DATA PROVIDED –

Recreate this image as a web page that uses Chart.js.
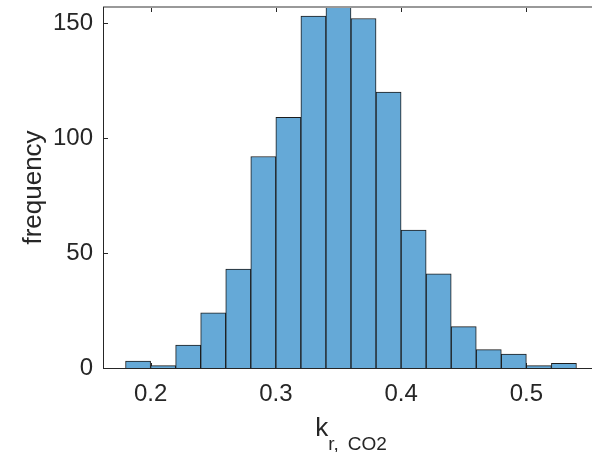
<!DOCTYPE html>
<html>
<head>
<meta charset="utf-8">
<script src="https://cdn.jsdelivr.net/npm/chart.js@4"></script>
<style>
  html, body { margin: 0; padding: 0; overflow: hidden; background: #fff; }
  #wrap { width: 610px; height: 452px; }
</style>
</head>
<body>
<div id="wrap"><canvas id="myChart" width="610" height="452"></canvas></div>
<script>
// histogram bins (centres, width 0.02) and counts
var binCenters = [0.19, 0.21, 0.23, 0.25, 0.27, 0.29, 0.31, 0.33, 0.35,
                  0.37, 0.39, 0.41, 0.43, 0.45, 0.47, 0.49, 0.51, 0.53];
var counts = [3, 1, 10, 24, 43, 92, 109, 153, 157,
              152, 120, 60, 41, 18, 8, 6, 1, 2];
var xTicks = [0.2, 0.3, 0.4, 0.5];
var yTicks = [0, 50, 100, 150];
var xLabelMain = 'k';
var xLabelSub = ['r,', 'CO2'];
var yLabel = 'frequency';

var FONT = '"Liberation Sans", Arial, sans-serif';
var TEXT = '#262626';

// axes box, inward ticks and axis labels like the MATLAB figure
var axesPlugin = {
    id: 'axesBox',
    beforeDatasetsDraw: function(chart) {
        var c = chart.ctx, a = chart.chartArea;
        var xs = chart.scales.x, ys = chart.scales.y;
        c.save();
        c.strokeStyle = TEXT;
        c.lineWidth = 1;
        c.beginPath();
        xTicks.forEach(function(v) {
            var px = Math.round(xs.getPixelForValue(v)) + 0.5;
            c.moveTo(px, a.top); c.lineTo(px, a.top + 5);
            c.moveTo(px, a.bottom); c.lineTo(px, a.bottom - 5);
        });
        yTicks.forEach(function(v) {
            var py = Math.round(ys.getPixelForValue(v)) + 0.5;
            c.moveTo(a.left, py); c.lineTo(a.left + 5, py);
        });
        c.stroke();
        c.restore();
    },
    afterDatasetsDraw: function(chart) {
        var c = chart.ctx, a = chart.chartArea;
        c.save();
        // top edge (light grey)
        c.strokeStyle = '#999999';
        c.lineWidth = 2;
        c.beginPath();
        c.moveTo(a.left, a.top); c.lineTo(a.right, a.top);
        c.stroke();
        // left and bottom axes
        c.strokeStyle = TEXT;
        c.lineWidth = 1;
        c.beginPath();
        c.moveTo(a.left + 0.5, a.top);
        c.lineTo(a.left + 0.5, a.bottom + 0.5);
        c.lineTo(a.right, a.bottom + 0.5);
        c.stroke();

        // y label
        c.fillStyle = TEXT;
        c.font = '26px ' + FONT;
        c.textAlign = 'center';
        c.textBaseline = 'middle';
        c.translate(34, (a.top + a.bottom) / 2);
        c.rotate(-Math.PI / 2);
        c.fillText(yLabel, 0, 0);
        c.setTransform(1, 0, 0, 1, 0, 0);

        // x label: k with subscript "r, CO2"
        c.textAlign = 'left';
        c.textBaseline = 'alphabetic';
        c.font = '26px ' + FONT;
        var wk = c.measureText(xLabelMain).width;
        c.font = '19px ' + FONT;
        var w1 = c.measureText(xLabelSub[0]).width;
        var gap = 9;
        var w2 = c.measureText(xLabelSub[1]).width;
        var total = wk + w1 + gap + w2;
        var x0 = (a.left + a.right) / 2 - total / 2;
        c.font = '26px ' + FONT;
        c.fillText(xLabelMain, x0, 436);
        c.font = '19px ' + FONT;
        c.fillText(xLabelSub[0], x0 + wk, 450);
        c.fillText(xLabelSub[1], x0 + wk + w1 + gap, 450);
        c.restore();
    }
};

var ctx = document.getElementById('myChart').getContext('2d');
var chart = new Chart(ctx, {
    type: 'bar',
    data: {
        datasets: [{
            label: 'frequency',
            data: binCenters.map(function(x, i) { return { x: x, y: counts[i] }; }),
            backgroundColor: 'rgb(101, 169, 215)',
            borderColor: '#1c1c1c',
            borderWidth: 1,
            barPercentage: 1,
            categoryPercentage: 1
        }]
    },
    options: {
        responsive: false,
        animation: false,
        devicePixelRatio: 1,
        layout: { padding: { top: 7, right: 11, left: 0, bottom: 0 } },
        plugins: { legend: { display: false }, tooltip: { enabled: false } },
        scales: {
            x: {
                type: 'linear',
                min: 0.162,
                max: 0.558,
                offset: false,
                grid: { display: false, drawTicks: false },
                border: { display: false },
                ticks: {
                    font: { size: 24, family: FONT },
                    color: TEXT,
                    padding: 12,
                    maxRotation: 0,
                    autoSkip: false,
                    callback: function(v) { return v.toFixed(1); }
                },
                afterBuildTicks: function(s) { s.ticks = xTicks.map(function(v) { return { value: v }; }); },
                afterFit: function(s) {
                    s.height = 84;
                    s.paddingLeft = 0; s.paddingRight = 0;
                }
            },
            y: {
                min: 0,
                max: 157,
                grid: { display: false, drawTicks: false },
                border: { display: false },
                ticks: {
                    font: { size: 24, family: FONT },
                    color: TEXT,
                    padding: 10
                },
                afterBuildTicks: function(s) { s.ticks = yTicks.map(function(v) { return { value: v }; }); },
                afterFit: function(s) {
                    s.width = 103;
                    s.paddingTop = 0; s.paddingBottom = 0;
                }
            }
        }
    },
    plugins: [axesPlugin]
});
</script>
</body>
</html>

TO BE DONE – Repeat the data in full and exactly. Omit pictures.

EXERCISE RESPONSE –
Recreate this image as a web page that uses Chart.js.
<!DOCTYPE html>
<html>
<head>
<meta charset="utf-8">
<script src="https://cdn.jsdelivr.net/npm/chart.js@4"></script>
<style>
  html, body { margin: 0; padding: 0; overflow: hidden; background: #fff; }
  #wrap { width: 610px; height: 452px; }
</style>
</head>
<body>
<div id="wrap"><canvas id="myChart" width="610" height="452"></canvas></div>
<script>
// histogram bins (centres, width 0.02) and counts
var binCenters = [0.19, 0.21, 0.23, 0.25, 0.27, 0.29, 0.31, 0.33, 0.35,
                  0.37, 0.39, 0.41, 0.43, 0.45, 0.47, 0.49, 0.51, 0.53];
var counts = [3, 1, 10, 24, 43, 92, 109, 153, 157,
              152, 120, 60, 41, 18, 8, 6, 1, 2];
var xTicks = [0.2, 0.3, 0.4, 0.5];
var yTicks = [0, 50, 100, 150];
var xLabelMain = 'k';
var xLabelSub = ['r,', 'CO2'];
var yLabel = 'frequency';

var FONT = '"Liberation Sans", Arial, sans-serif';
var TEXT = '#262626';

// axes box, inward ticks and axis labels like the MATLAB figure
var axesPlugin = {
    id: 'axesBox',
    beforeDatasetsDraw: function(chart) {
        var c = chart.ctx, a = chart.chartArea;
        var xs = chart.scales.x, ys = chart.scales.y;
        c.save();
        c.strokeStyle = TEXT;
        c.lineWidth = 1;
        c.beginPath();
        xTicks.forEach(function(v) {
            var px = Math.round(xs.getPixelForValue(v)) + 0.5;
            c.moveTo(px, a.top); c.lineTo(px, a.top + 5);
            c.moveTo(px, a.bottom); c.lineTo(px, a.bottom - 5);
        });
        yTicks.forEach(function(v) {
            var py = Math.round(ys.getPixelForValue(v)) + 0.5;
            c.moveTo(a.left, py); c.lineTo(a.left + 5, py);
        });
        c.stroke();
        c.restore();
    },
    afterDatasetsDraw: function(chart) {
        var c = chart.ctx, a = chart.chartArea;
        c.save();
        // top edge (light grey)
        c.strokeStyle = '#999999';
        c.lineWidth = 2;
        c.beginPath();
        c.moveTo(a.left, a.top); c.lineTo(a.right, a.top);
        c.stroke();
        // left and bottom axes
        c.strokeStyle = TEXT;
        c.lineWidth = 1;
        c.beginPath();
        c.moveTo(a.left + 0.5, a.top);
        c.lineTo(a.left + 0.5, a.bottom + 0.5);
        c.lineTo(a.right, a.bottom + 0.5);
        c.stroke();

        // y label
        c.fillStyle = TEXT;
        c.font = '26px ' + FONT;
        c.textAlign = 'center';
        c.textBaseline = 'middle';
        c.translate(34, (a.top + a.bottom) / 2);
        c.rotate(-Math.PI / 2);
        c.fillText(yLabel, 0, 0);
        c.setTransform(1, 0, 0, 1, 0, 0);

        // x label: k with subscript "r, CO2"
        c.textAlign = 'left';
        c.textBaseline = 'alphabetic';
        c.font = '26px ' + FONT;
        var wk = c.measureText(xLabelMain).width;
        c.font = '19px ' + FONT;
        var w1 = c.measureText(xLabelSub[0]).width;
        var gap = 9;
        var w2 = c.measureText(xLabelSub[1]).width;
        var total = wk + w1 + gap + w2;
        var x0 = (a.left + a.right) / 2 - total / 2;
        c.font = '26px ' + FONT;
        c.fillText(xLabelMain, x0, 436);
        c.font = '19px ' + FONT;
        c.fillText(xLabelSub[0], x0 + wk, 450);
        c.fillText(xLabelSub[1], x0 + wk + w1 + gap, 450);
        c.restore();
    }
};

var ctx = document.getElementById('myChart').getContext('2d');
var chart = new Chart(ctx, {
    type: 'bar',
    data: {
        datasets: [{
            label: 'frequency',
            data: binCenters.map(function(x, i) { return { x: x, y: counts[i] }; }),
            backgroundColor: 'rgb(101, 169, 215)',
            borderColor: '#1c1c1c',
            borderWidth: 1,
            barPercentage: 1,
            categoryPercentage: 1
        }]
    },
    options: {
        responsive: false,
        animation: false,
        devicePixelRatio: 1,
        layout: { padding: { top: 7, right: 11, left: 0, bottom: 0 } },
        plugins: { legend: { display: false }, tooltip: { enabled: false } },
        scales: {
            x: {
                type: 'linear',
                min: 0.162,
                max: 0.558,
                offset: false,
                grid: { display: false, drawTicks: false },
                border: { display: false },
                ticks: {
                    font: { size: 24, family: FONT },
                    color: TEXT,
                    padding: 12,
                    maxRotation: 0,
                    autoSkip: false,
                    callback: function(v) { return v.toFixed(1); }
                },
                afterBuildTicks: function(s) { s.ticks = xTicks.map(function(v) { return { value: v }; }); },
                afterFit: function(s) {
                    s.height = 84;
                    s.paddingLeft = 0; s.paddingRight = 0;
                }
            },
            y: {
                min: 0,
                max: 157,
                grid: { display: false, drawTicks: false },
                border: { display: false },
                ticks: {
                    font: { size: 24, family: FONT },
                    color: TEXT,
                    padding: 10
                },
                afterBuildTicks: function(s) { s.ticks = yTicks.map(function(v) { return { value: v }; }); },
                afterFit: function(s) {
                    s.width = 103;
                    s.paddingTop = 0; s.paddingBottom = 0;
                }
            }
        }
    },
    plugins: [axesPlugin]
});
</script>
</body>
</html>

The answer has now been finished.